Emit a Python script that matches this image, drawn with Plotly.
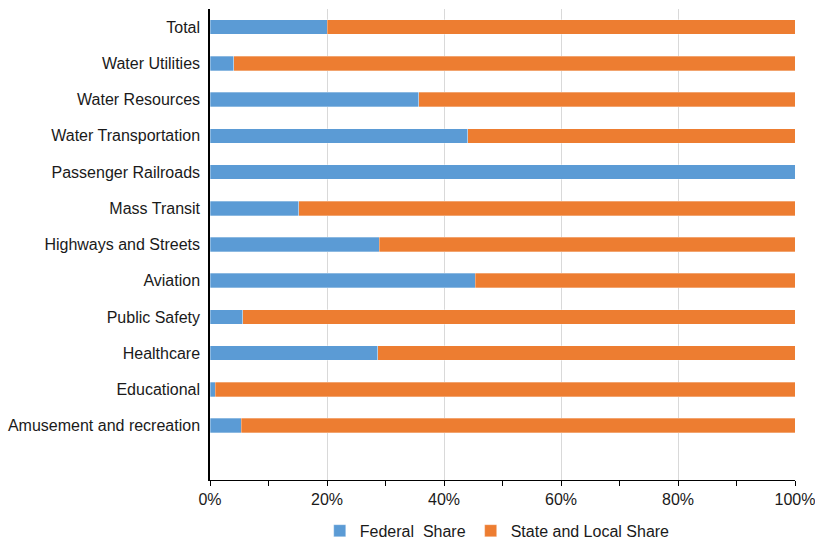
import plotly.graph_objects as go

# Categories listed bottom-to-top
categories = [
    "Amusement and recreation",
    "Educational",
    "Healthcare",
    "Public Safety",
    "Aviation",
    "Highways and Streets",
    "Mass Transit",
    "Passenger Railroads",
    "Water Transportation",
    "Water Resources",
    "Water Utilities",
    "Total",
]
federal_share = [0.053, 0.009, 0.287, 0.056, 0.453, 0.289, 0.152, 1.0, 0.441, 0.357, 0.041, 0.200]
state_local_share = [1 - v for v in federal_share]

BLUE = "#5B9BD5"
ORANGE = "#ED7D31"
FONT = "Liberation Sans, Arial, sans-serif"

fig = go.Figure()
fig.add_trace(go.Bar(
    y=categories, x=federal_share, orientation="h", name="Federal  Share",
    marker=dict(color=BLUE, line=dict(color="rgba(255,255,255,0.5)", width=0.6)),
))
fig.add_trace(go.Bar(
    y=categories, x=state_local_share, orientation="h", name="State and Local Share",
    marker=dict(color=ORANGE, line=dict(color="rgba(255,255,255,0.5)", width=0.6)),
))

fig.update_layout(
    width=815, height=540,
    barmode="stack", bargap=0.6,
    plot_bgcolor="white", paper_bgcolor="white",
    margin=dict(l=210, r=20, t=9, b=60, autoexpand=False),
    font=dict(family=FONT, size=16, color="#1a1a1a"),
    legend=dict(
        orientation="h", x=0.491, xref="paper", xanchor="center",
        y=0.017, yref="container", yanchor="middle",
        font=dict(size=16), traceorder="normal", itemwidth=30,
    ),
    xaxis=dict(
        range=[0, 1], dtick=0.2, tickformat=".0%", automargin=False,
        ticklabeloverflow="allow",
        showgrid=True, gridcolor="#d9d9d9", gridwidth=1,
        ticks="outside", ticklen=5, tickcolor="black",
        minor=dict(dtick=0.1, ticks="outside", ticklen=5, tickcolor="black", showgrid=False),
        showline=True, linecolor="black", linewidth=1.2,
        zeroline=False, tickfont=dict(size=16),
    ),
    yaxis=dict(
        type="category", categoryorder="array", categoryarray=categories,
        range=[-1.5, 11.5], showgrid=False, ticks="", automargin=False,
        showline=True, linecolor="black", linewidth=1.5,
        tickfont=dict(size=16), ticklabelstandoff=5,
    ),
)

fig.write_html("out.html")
_ _ _
Without the pictures, copy the material exactly as given.

Emit a Python script that matches this image, drawn with Plotly.
import plotly.graph_objects as go

# Categories listed bottom-to-top
categories = [
    "Amusement and recreation",
    "Educational",
    "Healthcare",
    "Public Safety",
    "Aviation",
    "Highways and Streets",
    "Mass Transit",
    "Passenger Railroads",
    "Water Transportation",
    "Water Resources",
    "Water Utilities",
    "Total",
]
federal_share = [0.053, 0.009, 0.287, 0.056, 0.453, 0.289, 0.152, 1.0, 0.441, 0.357, 0.041, 0.200]
state_local_share = [1 - v for v in federal_share]

BLUE = "#5B9BD5"
ORANGE = "#ED7D31"
FONT = "Liberation Sans, Arial, sans-serif"

fig = go.Figure()
fig.add_trace(go.Bar(
    y=categories, x=federal_share, orientation="h", name="Federal  Share",
    marker=dict(color=BLUE, line=dict(color="rgba(255,255,255,0.5)", width=0.6)),
))
fig.add_trace(go.Bar(
    y=categories, x=state_local_share, orientation="h", name="State and Local Share",
    marker=dict(color=ORANGE, line=dict(color="rgba(255,255,255,0.5)", width=0.6)),
))

fig.update_layout(
    width=815, height=540,
    barmode="stack", bargap=0.6,
    plot_bgcolor="white", paper_bgcolor="white",
    margin=dict(l=210, r=20, t=9, b=60, autoexpand=False),
    font=dict(family=FONT, size=16, color="#1a1a1a"),
    legend=dict(
        orientation="h", x=0.491, xref="paper", xanchor="center",
        y=0.017, yref="container", yanchor="middle",
        font=dict(size=16), traceorder="normal", itemwidth=30,
    ),
    xaxis=dict(
        range=[0, 1], dtick=0.2, tickformat=".0%", automargin=False,
        ticklabeloverflow="allow",
        showgrid=True, gridcolor="#d9d9d9", gridwidth=1,
        ticks="outside", ticklen=5, tickcolor="black",
        minor=dict(dtick=0.1, ticks="outside", ticklen=5, tickcolor="black", showgrid=False),
        showline=True, linecolor="black", linewidth=1.2,
        zeroline=False, tickfont=dict(size=16),
    ),
    yaxis=dict(
        type="category", categoryorder="array", categoryarray=categories,
        range=[-1.5, 11.5], showgrid=False, ticks="", automargin=False,
        showline=True, linecolor="black", linewidth=1.5,
        tickfont=dict(size=16), ticklabelstandoff=5,
    ),
)

fig.write_html("out.html")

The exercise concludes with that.